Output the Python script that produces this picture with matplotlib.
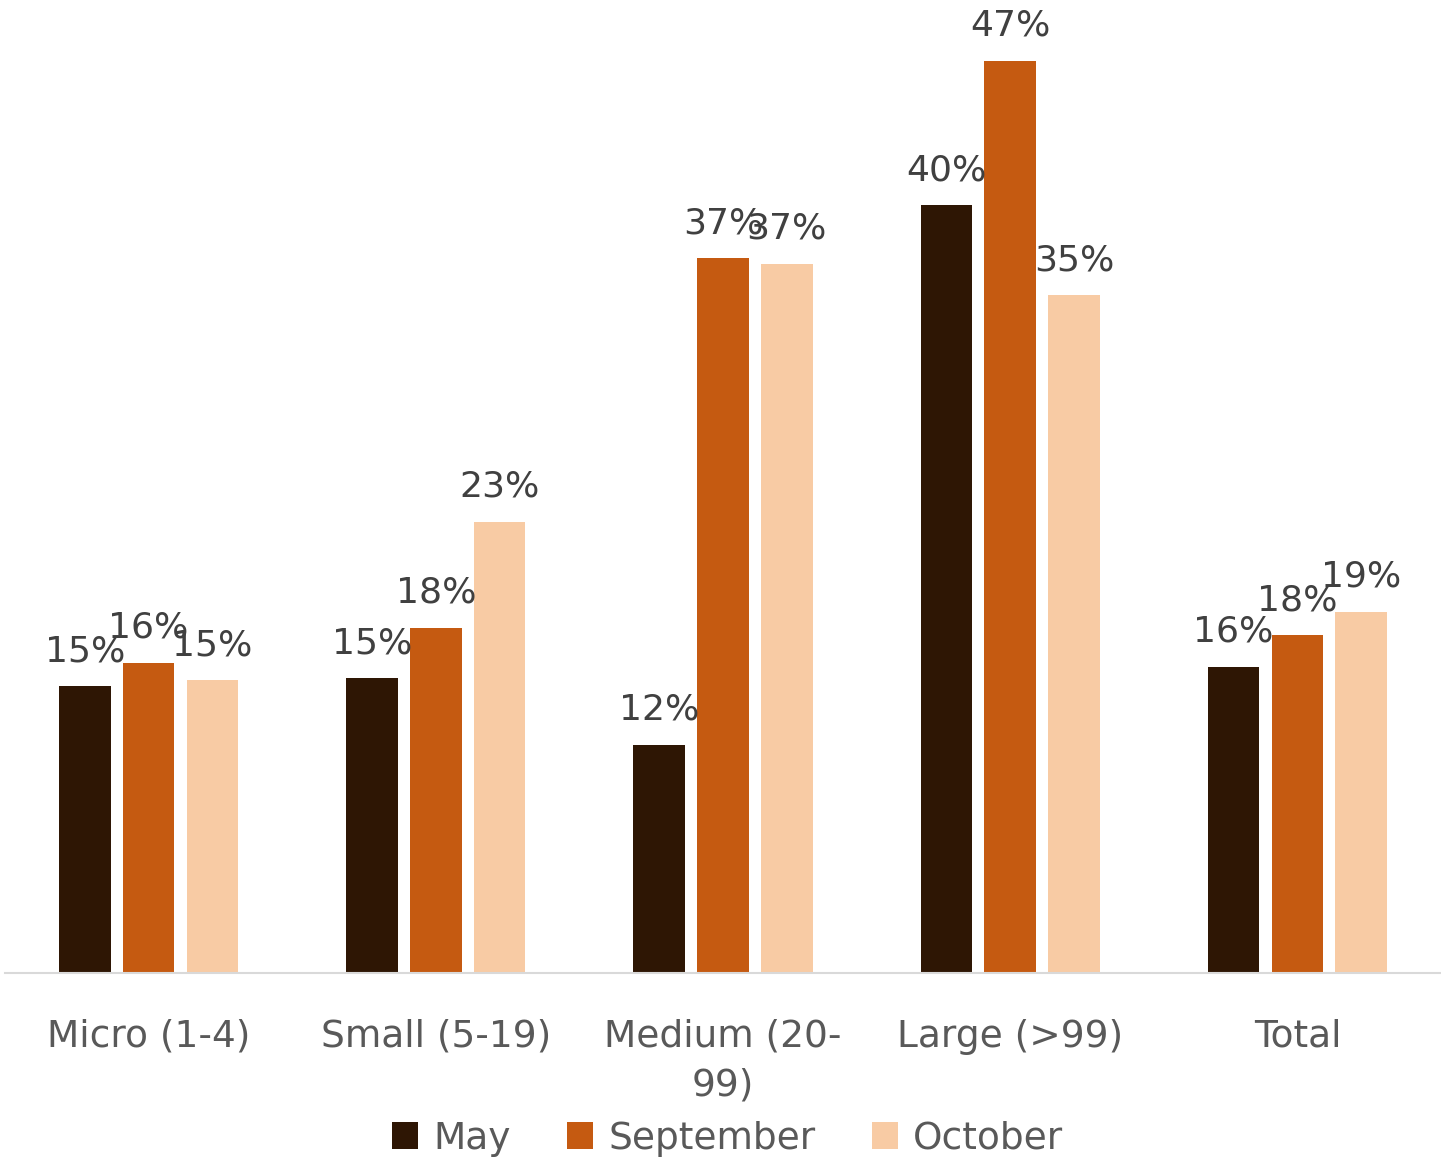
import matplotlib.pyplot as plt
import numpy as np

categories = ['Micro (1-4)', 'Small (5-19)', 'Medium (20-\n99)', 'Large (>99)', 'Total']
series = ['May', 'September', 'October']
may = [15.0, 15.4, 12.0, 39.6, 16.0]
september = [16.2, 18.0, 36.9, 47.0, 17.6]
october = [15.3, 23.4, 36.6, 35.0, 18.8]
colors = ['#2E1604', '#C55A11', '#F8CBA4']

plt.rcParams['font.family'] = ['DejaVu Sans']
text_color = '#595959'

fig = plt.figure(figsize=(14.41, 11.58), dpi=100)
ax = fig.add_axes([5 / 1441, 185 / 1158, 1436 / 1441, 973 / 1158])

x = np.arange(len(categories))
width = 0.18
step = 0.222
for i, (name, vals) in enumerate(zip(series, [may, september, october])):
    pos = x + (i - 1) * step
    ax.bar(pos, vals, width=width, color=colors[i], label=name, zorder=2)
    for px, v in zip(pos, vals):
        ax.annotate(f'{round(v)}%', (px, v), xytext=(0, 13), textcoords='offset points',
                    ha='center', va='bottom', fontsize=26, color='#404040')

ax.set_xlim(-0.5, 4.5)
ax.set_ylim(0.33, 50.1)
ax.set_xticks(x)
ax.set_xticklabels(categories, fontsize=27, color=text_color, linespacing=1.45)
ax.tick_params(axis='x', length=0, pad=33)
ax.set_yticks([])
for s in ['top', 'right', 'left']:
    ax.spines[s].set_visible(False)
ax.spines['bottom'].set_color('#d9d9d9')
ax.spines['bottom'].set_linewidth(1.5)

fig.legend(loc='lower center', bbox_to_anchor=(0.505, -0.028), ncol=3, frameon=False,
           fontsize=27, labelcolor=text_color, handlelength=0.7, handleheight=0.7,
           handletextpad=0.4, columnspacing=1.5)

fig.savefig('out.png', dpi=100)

● Problem to work on: From the material above, copy everything exactly but the pictures.

● Reply:
Output the Python script that produces this picture with matplotlib.
import matplotlib.pyplot as plt
import numpy as np

categories = ['Micro (1-4)', 'Small (5-19)', 'Medium (20-\n99)', 'Large (>99)', 'Total']
series = ['May', 'September', 'October']
may = [15.0, 15.4, 12.0, 39.6, 16.0]
september = [16.2, 18.0, 36.9, 47.0, 17.6]
october = [15.3, 23.4, 36.6, 35.0, 18.8]
colors = ['#2E1604', '#C55A11', '#F8CBA4']

plt.rcParams['font.family'] = ['DejaVu Sans']
text_color = '#595959'

fig = plt.figure(figsize=(14.41, 11.58), dpi=100)
ax = fig.add_axes([5 / 1441, 185 / 1158, 1436 / 1441, 973 / 1158])

x = np.arange(len(categories))
width = 0.18
step = 0.222
for i, (name, vals) in enumerate(zip(series, [may, september, october])):
    pos = x + (i - 1) * step
    ax.bar(pos, vals, width=width, color=colors[i], label=name, zorder=2)
    for px, v in zip(pos, vals):
        ax.annotate(f'{round(v)}%', (px, v), xytext=(0, 13), textcoords='offset points',
                    ha='center', va='bottom', fontsize=26, color='#404040')

ax.set_xlim(-0.5, 4.5)
ax.set_ylim(0.33, 50.1)
ax.set_xticks(x)
ax.set_xticklabels(categories, fontsize=27, color=text_color, linespacing=1.45)
ax.tick_params(axis='x', length=0, pad=33)
ax.set_yticks([])
for s in ['top', 'right', 'left']:
    ax.spines[s].set_visible(False)
ax.spines['bottom'].set_color('#d9d9d9')
ax.spines['bottom'].set_linewidth(1.5)

fig.legend(loc='lower center', bbox_to_anchor=(0.505, -0.028), ncol=3, frameon=False,
           fontsize=27, labelcolor=text_color, handlelength=0.7, handleheight=0.7,
           handletextpad=0.4, columnspacing=1.5)

fig.savefig('out.png', dpi=100)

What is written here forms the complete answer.